Task to complete
Transcribe every line from the top down to the line with "(715,542) -- (962,534);", both ends included, but not the pictures.

Information provided
>> Start

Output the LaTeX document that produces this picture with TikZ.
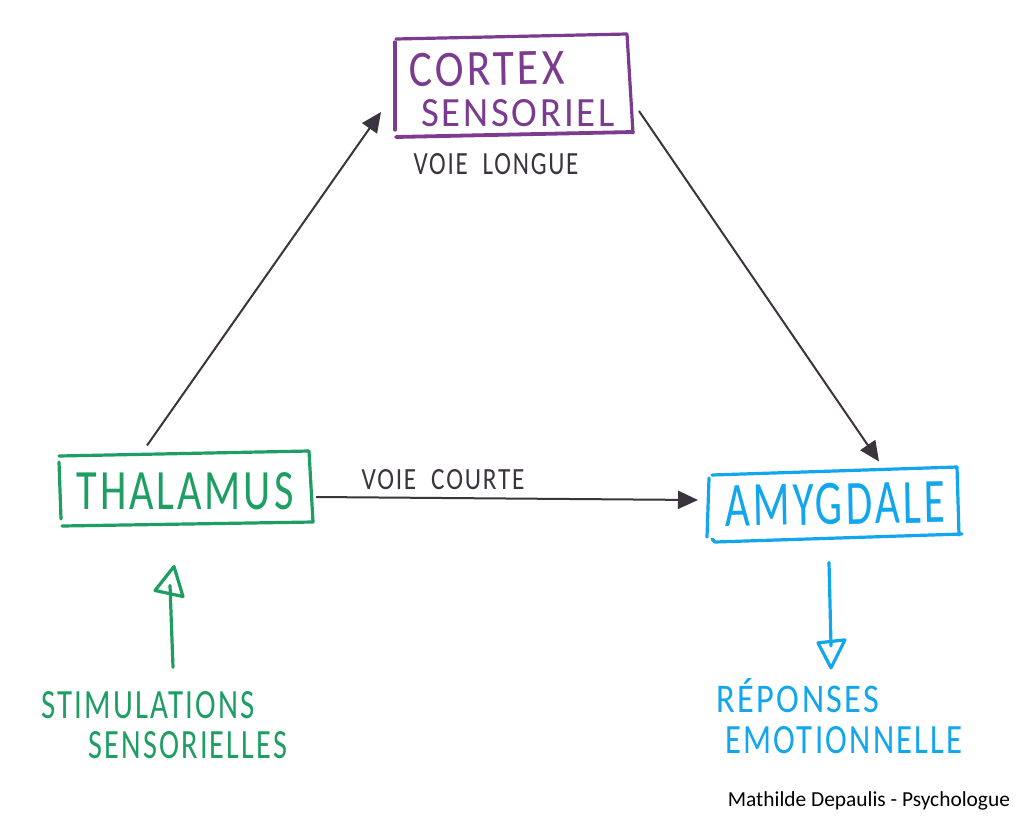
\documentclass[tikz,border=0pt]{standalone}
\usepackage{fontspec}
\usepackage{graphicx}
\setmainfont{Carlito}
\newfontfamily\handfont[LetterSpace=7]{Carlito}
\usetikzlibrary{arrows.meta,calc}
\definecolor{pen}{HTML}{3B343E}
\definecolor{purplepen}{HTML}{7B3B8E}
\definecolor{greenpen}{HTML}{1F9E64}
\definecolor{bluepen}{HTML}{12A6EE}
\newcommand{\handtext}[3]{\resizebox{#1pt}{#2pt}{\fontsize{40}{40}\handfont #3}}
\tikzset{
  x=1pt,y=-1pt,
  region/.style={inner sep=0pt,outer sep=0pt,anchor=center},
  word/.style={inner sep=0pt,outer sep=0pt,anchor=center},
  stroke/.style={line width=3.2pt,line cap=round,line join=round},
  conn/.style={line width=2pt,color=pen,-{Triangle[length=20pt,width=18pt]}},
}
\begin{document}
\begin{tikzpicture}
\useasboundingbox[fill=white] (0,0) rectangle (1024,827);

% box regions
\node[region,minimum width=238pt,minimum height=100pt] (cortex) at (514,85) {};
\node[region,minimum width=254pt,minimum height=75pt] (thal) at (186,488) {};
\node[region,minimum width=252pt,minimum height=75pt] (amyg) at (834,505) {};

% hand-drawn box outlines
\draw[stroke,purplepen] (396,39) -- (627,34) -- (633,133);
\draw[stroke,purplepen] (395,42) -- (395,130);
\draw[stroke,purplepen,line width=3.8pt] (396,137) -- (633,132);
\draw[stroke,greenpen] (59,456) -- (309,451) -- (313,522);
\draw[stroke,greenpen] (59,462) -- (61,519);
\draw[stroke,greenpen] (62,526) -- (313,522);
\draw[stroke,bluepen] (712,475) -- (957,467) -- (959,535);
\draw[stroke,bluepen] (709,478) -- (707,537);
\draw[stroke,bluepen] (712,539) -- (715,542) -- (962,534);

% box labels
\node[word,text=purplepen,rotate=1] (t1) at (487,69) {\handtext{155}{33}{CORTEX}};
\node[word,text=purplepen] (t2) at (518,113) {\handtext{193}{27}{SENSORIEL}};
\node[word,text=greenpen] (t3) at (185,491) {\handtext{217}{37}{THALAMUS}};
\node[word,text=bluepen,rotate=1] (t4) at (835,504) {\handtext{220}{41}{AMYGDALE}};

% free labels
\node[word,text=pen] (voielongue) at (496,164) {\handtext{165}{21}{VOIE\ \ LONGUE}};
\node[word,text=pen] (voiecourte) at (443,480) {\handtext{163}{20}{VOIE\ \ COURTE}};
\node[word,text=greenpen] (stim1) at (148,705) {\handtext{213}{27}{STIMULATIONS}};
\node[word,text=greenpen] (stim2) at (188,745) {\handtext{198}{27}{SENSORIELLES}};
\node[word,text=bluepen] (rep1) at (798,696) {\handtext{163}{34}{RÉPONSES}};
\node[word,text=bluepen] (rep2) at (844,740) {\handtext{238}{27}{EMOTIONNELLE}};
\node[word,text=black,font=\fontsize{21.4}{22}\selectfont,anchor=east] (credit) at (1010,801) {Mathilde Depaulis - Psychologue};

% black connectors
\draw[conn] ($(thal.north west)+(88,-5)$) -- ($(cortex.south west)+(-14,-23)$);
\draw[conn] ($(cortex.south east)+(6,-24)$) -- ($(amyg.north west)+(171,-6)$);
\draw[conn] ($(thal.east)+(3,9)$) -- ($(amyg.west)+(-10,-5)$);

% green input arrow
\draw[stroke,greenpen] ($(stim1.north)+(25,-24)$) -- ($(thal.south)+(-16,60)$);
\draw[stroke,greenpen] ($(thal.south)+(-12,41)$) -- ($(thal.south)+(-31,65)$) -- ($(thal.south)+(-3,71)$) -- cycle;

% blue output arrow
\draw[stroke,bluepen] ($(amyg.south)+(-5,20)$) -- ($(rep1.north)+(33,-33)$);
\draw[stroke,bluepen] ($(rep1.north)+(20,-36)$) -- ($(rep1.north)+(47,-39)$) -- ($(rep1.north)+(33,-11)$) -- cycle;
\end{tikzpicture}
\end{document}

>> End

Task answer
Output the LaTeX document that produces this picture with TikZ.
\documentclass[tikz,border=0pt]{standalone}
\usepackage{fontspec}
\usepackage{graphicx}
\setmainfont{Carlito}
\newfontfamily\handfont[LetterSpace=7]{Carlito}
\usetikzlibrary{arrows.meta,calc}
\definecolor{pen}{HTML}{3B343E}
\definecolor{purplepen}{HTML}{7B3B8E}
\definecolor{greenpen}{HTML}{1F9E64}
\definecolor{bluepen}{HTML}{12A6EE}
\newcommand{\handtext}[3]{\resizebox{#1pt}{#2pt}{\fontsize{40}{40}\handfont #3}}
\tikzset{
  x=1pt,y=-1pt,
  region/.style={inner sep=0pt,outer sep=0pt,anchor=center},
  word/.style={inner sep=0pt,outer sep=0pt,anchor=center},
  stroke/.style={line width=3.2pt,line cap=round,line join=round},
  conn/.style={line width=2pt,color=pen,-{Triangle[length=20pt,width=18pt]}},
}
\begin{document}
\begin{tikzpicture}
\useasboundingbox[fill=white] (0,0) rectangle (1024,827);

% box regions
\node[region,minimum width=238pt,minimum height=100pt] (cortex) at (514,85) {};
\node[region,minimum width=254pt,minimum height=75pt] (thal) at (186,488) {};
\node[region,minimum width=252pt,minimum height=75pt] (amyg) at (834,505) {};

% hand-drawn box outlines
\draw[stroke,purplepen] (396,39) -- (627,34) -- (633,133);
\draw[stroke,purplepen] (395,42) -- (395,130);
\draw[stroke,purplepen,line width=3.8pt] (396,137) -- (633,132);
\draw[stroke,greenpen] (59,456) -- (309,451) -- (313,522);
\draw[stroke,greenpen] (59,462) -- (61,519);
\draw[stroke,greenpen] (62,526) -- (313,522);
\draw[stroke,bluepen] (712,475) -- (957,467) -- (959,535);
\draw[stroke,bluepen] (709,478) -- (707,537);
\draw[stroke,bluepen] (712,539) -- (715,542) -- (962,534);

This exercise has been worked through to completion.